I’ve been away on vacation (or a series of vacations) for a little over a month, and have a large stack of books to review. But this one had to be first. The quiet horror of it will last with me for a long time.
I first heard about The Hunger from Stephen King, who tweeted about it in March:
THE HUNGER, by Alma Katsu: Deeply, deeply disturbing, hard to put down, not recommended reading after dark.
Of course, that shot it up to the top of my TBR list. I bought it immediately. But didn’t sit down to read it until I left for the beach in July…and then had trouble putting it down.
The Hunger is a fictional (and yes, supernaturally horrifying) take on the story of the ill-fated Donner Party, and their journey from Illinois to California back in 1846. We all know how well that ended for some of the members of that party. But what if the Donner Party wasn’t famous (or infamous, I guess) for cannibalism…but for their interactions with a terrible, flesh eating, shape-shifting creature out in the mountains on the California border?
Katsu creates a story that is factually similar to that of the Donner Party. Most of the names and characters are the same…albeit with slightly different personal characteristics. For instance, yes, in real life, Tamsen Donner was the wife of George Donner, the original leader of the group that left their homes in Springfield, Illinois for the chance at a better life out west. But was she suspected by the rest of the travelers as being a witch? Was James Reed a closeted homosexual who was traveling west to escape his past? I doubt it. But it made for much more interesting reading.
The writing is slow and descriptive. The group slowly makes their way west, meeting hardship after hardship — bad weather, not enough supplies, drought — and its leaders (including George Donner) argue and make one bad decision after another.
To be honest, this book would have been exciting enough for me if it had just told the story of the disintegration of the group as it made its way west — how bickering and stubbornness caused the group to splinter and was the true cause of their demise.
But Katsu ratcheted things up a notch by introducing a monster in the background. Something that craves human flesh and cannot be sated. Ever. The Native Americans in the mountains fear this monster and leave human sacrifices to it in order to be left alone, but the travelers ignore any and all advice to turn back or to take a different route, driving them straight into the path of this curious and mysterious monster.
Yes, this book is scary. The monster is hideous and awful. But the people are almost as bad. They say and do terrible things to each other out of pure selfishness. Their behavior reminded me a lot of King’s novella, The Mist, and what happened to the seemingly normal friends and neighbors after being holed up in the supermarket for a few days, and how quickly they turned on each other.

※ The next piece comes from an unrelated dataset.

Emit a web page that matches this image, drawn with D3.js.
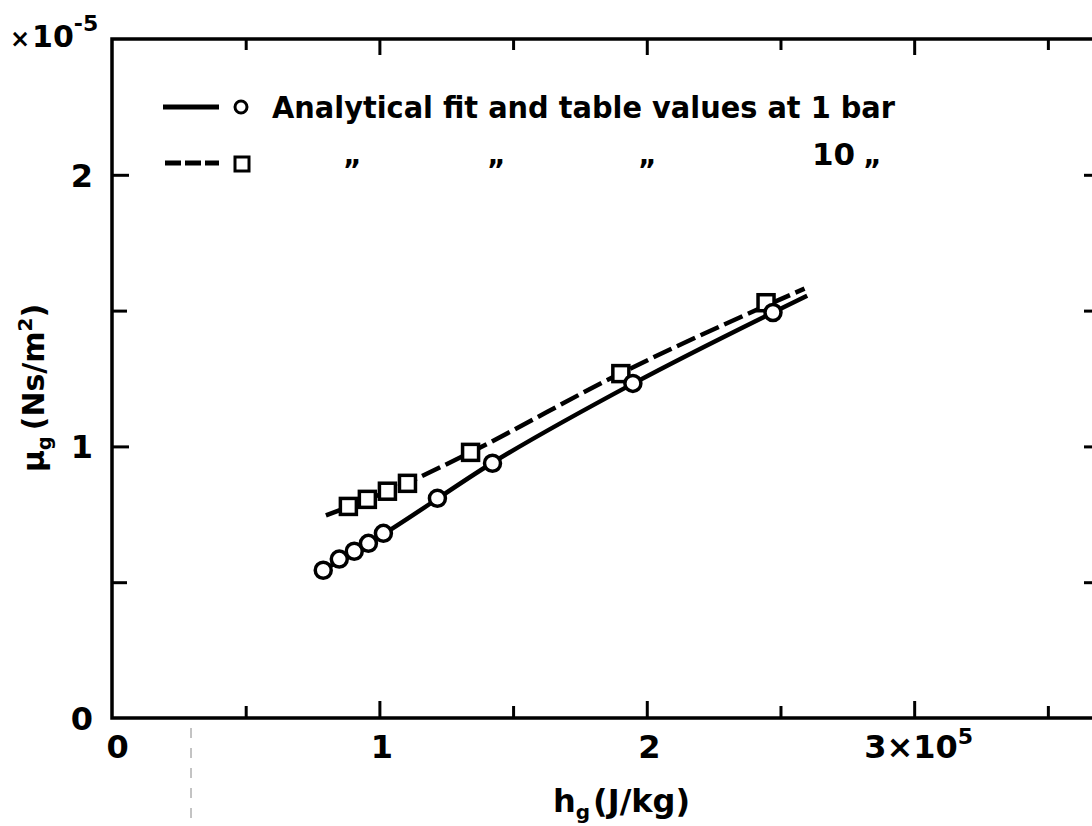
<!DOCTYPE html>
<html>
<head>
<meta charset="utf-8">
<script src="https://cdn.jsdelivr.net/npm/d3@7"></script>
<style>
  body { margin: 0; background: #fff; }
  text { font-family: "DejaVu Sans", sans-serif; font-weight: bold; fill: #000; }
</style>
</head>
<body>
<svg class="chart" width="1092" height="826"></svg>
<script>
// values, x in 1e5 J/kg, y in 1e-5 Ns/m2
var circleX = [0.79, 0.85, 0.906, 0.959, 1.015, 1.217, 1.423, 1.948, 2.472],
  circleY = [0.544, 0.585, 0.614, 0.643, 0.680, 0.809, 0.938, 1.232, 1.493],
  squareX = [0.884, 0.955, 1.030, 1.105, 1.341, 1.903, 2.446],
  squareY = [0.779, 0.805, 0.835, 0.864, 0.978, 1.268, 1.529],
  // analytical fit curves
  fit1X = [0.79, 1.02, 1.42, 1.95, 2.60],
  fit1Y = [0.544, 0.680, 0.938, 1.232, 1.555],
  fit10X = [0.80, 1.10, 1.34, 1.90, 2.59],
  fit10Y = [0.746, 0.864, 0.978, 1.268, 1.581],
  xMajor = [1, 2, 3],
  xMinor = [0.5, 1.5, 2.5, 3.5],
  xLabels = [0, 1, 2, 3],
  yMajor = [1, 2],
  yMinor = [0.5, 1.5],
  yLabels = [0, 1, 2];

var Chart = (function(){

  var that = {},
    svg,
    xScale,
    yScale,
    left = 112, right = 1096, top = 39, bottom = 718;

  function initialize(){
    svg = d3.select(".chart");

    xScale = d3.scaleLinear().domain([0, 3.68]).range([left, right]);
    yScale = d3.scaleLinear().domain([0, 2.5]).range([bottom, top]);

    makeAxes();
    makeLines();
    makeMarkers();
    makeLegend();
    makeTitles();
  }

  function tickAxis(axis, transform){
    var g = svg.append("g")
               .attr("transform", transform)
               .call(axis);
    g.select(".domain").remove();
    g.selectAll("line").attr("stroke", "#000").attr("stroke-width", 3);
    return g;
  }

  function makeAxes(){
    //inward ticks on all four sides, long ones on whole numbers
    tickAxis(d3.axisBottom(xScale).tickValues(xMajor).tickSize(-17).tickFormat(""), "translate(0," + bottom + ")");
    tickAxis(d3.axisBottom(xScale).tickValues(xMinor).tickSize(-12).tickFormat(""), "translate(0," + bottom + ")");
    tickAxis(d3.axisTop(xScale).tickValues(xMajor).tickSize(-16).tickFormat(""), "translate(0," + top + ")");
    tickAxis(d3.axisTop(xScale).tickValues(xMinor).tickSize(-11).tickFormat(""), "translate(0," + top + ")");
    tickAxis(d3.axisLeft(yScale).tickValues(yMajor).tickSize(-17).tickFormat(""), "translate(" + left + ",0)");
    tickAxis(d3.axisLeft(yScale).tickValues(yMinor).tickSize(-15).tickFormat(""), "translate(" + left + ",0)");
    tickAxis(d3.axisRight(yScale).tickValues(yMajor.concat(yMinor)).tickSize(-12).tickFormat(""), "translate(" + right + ",0)");

    //frame
    svg.append("rect")
       .attr("x", left).attr("y", top)
       .attr("width", right - left).attr("height", bottom - top)
       .attr("fill", "none").attr("stroke", "#000").attr("stroke-width", 3.5);

    //tick labels
    var gx = svg.append("g")
                .attr("transform", "translate(0," + bottom + ")")
                .call(d3.axisBottom(xScale).tickValues(xLabels).tickSize(0).tickPadding(0)
                        .tickFormat(function(d){ return d === 3 ? "3\u00d710" : d; }));
    gx.select(".domain").remove();
    gx.selectAll("text")
      .attr("dy", null)
      .attr("y", 40)
      .attr("font-size", 32)
      .attr("dx", function(d){ return d === 0 ? 5 : (d === 3 ? 4 : 2); });
    gx.selectAll("text").filter(function(d){ return d === 3; })
      .append("tspan").attr("dy", -14).attr("font-size", 22).text("5");

    var gy = svg.append("g")
                .attr("transform", "translate(93,0)")
                .call(d3.axisLeft(yScale).tickValues(yLabels).tickSize(0).tickPadding(0)
                        .tickFormat(d3.format("d")));
    gy.select(".domain").remove();
    gy.selectAll("text").attr("font-size", 32).attr("dy", "0.36em");

    var mult = svg.append("text").attr("x", 10).attr("y", 47).attr("font-size", 30);
    mult.append("tspan").attr("font-size", 24).text("\u00d7");
    mult.append("tspan").attr("dx", 2).text("10");
    mult.append("tspan").attr("dy", -16).attr("font-size", 22).text("-5");
  }

  function makeLines(){
    var line = d3.line()
                 .x(function(d){ return xScale(d[0]); })
                 .y(function(d){ return yScale(d[1]); })
                 .curve(d3.curveMonotoneX);

    svg.append("path")
       .attr("d", line(d3.zip(fit1X, fit1Y)))
       .attr("fill", "none").attr("stroke", "#000").attr("stroke-width", 4.5);
    svg.append("path")
       .attr("d", line(d3.zip(fit10X, fit10Y)))
       .attr("fill", "none").attr("stroke", "#000").attr("stroke-width", 4.5)
       .attr("stroke-dasharray", "20 6");
  }

  function makeMarkers(){
    svg.selectAll(".sq")
       .data(d3.zip(squareX, squareY))
       .enter().append("rect")
       .attr("class", "sq")
       .attr("x", function(d){ return xScale(d[0]) - 8; })
       .attr("y", function(d){ return yScale(d[1]) - 8; })
       .attr("width", 16).attr("height", 16)
       .attr("fill", "#fff").attr("stroke", "#000").attr("stroke-width", 3.5);

    svg.selectAll(".ci")
       .data(d3.zip(circleX, circleY))
       .enter().append("circle")
       .attr("class", "ci")
       .attr("cx", function(d){ return xScale(d[0]); })
       .attr("cy", function(d){ return yScale(d[1]); })
       .attr("r", 8)
       .attr("fill", "#fff").attr("stroke", "#000").attr("stroke-width", 3.5);
  }

  function makeLegend(){
    svg.append("line")
       .attr("x1", 163).attr("x2", 219).attr("y1", 107).attr("y2", 107)
       .attr("stroke", "#000").attr("stroke-width", 5);
    svg.append("circle")
       .attr("cx", 241).attr("cy", 107).attr("r", 6)
       .attr("fill", "#fff").attr("stroke", "#000").attr("stroke-width", 3);
    svg.append("text")
       .attr("x", 272).attr("y", 118).attr("font-size", 31)
       .attr("textLength", 623).attr("lengthAdjust", "spacingAndGlyphs")
       .text("Analytical fit and table values at 1 bar");

    svg.append("line")
       .attr("x1", 165).attr("x2", 219).attr("y1", 163).attr("y2", 163)
       .attr("stroke", "#000").attr("stroke-width", 5)
       .attr("stroke-dasharray", "16 4");
    svg.append("rect")
       .attr("x", 235).attr("y", 157).attr("width", 14).attr("height", 14)
       .attr("fill", "#fff").attr("stroke", "#000").attr("stroke-width", 3);

    var ditto = [352, 496, 647, 872];
    svg.selectAll(".ditto")
       .data(ditto)
       .enter().append("text")
       .attr("class", "ditto")
       .attr("x", function(d){ return d; })
       .attr("y", 180).attr("font-size", 28)
       .attr("text-anchor", "middle")
       .text("\u201d");
    svg.append("text")
       .attr("x", 812).attr("y", 165).attr("font-size", 31).text("10");
  }

  function makeTitles(){
    var xt = svg.append("text").attr("x", 553).attr("y", 812).attr("font-size", 32);
    xt.append("tspan").text("h");
    xt.append("tspan").attr("dy", 7).attr("font-size", 20).text("g");
    xt.append("tspan").attr("dy", -7).attr("dx", 3).text("(J/kg)");

    var yt = svg.append("text")
                .attr("transform", "translate(44,472) rotate(-90)")
                .attr("font-size", 30);
    yt.append("tspan").text("\u03bc");
    yt.append("tspan").attr("dy", 7).attr("font-size", 19).text("g");
    yt.append("tspan").attr("dy", -7).attr("dx", 6).text("(Ns/m");
    yt.append("tspan").attr("dy", -12).attr("font-size", 20).text("2");
    yt.append("tspan").attr("dy", 12).text(")");

    //scan artefact: faint dashed line below the axis
    svg.append("line")
       .attr("x1", 191).attr("x2", 191).attr("y1", 728).attr("y2", 826)
       .attr("stroke", "#888").attr("stroke-width", 1)
       .attr("stroke-dasharray", "10 10");
  }

  that.init = initialize;
  return that;

})();

Chart.init();
</script>
</body>
</html>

I really enjoyed this book (even though it scared the crap out of me at some points), and had very few complaints about it. The end was a bit abrupt for my liking, but that’s really all I can find fault with. I’ll happily seek out Katsu’s previous books.
FYI, this is my first entry into #CBR10Bingo, and I’ll file it under #birthday. Alma Katsu was born on November 30, 1959. She has quite a fascinating bio…born in Alaska and raised in Massachusetts, Katsu studied under John Irving and Margaret Rey, and then somehow ended up working as a foreign policy analyst for 30 years. Wow. I’m glad she made her way back to writing fiction.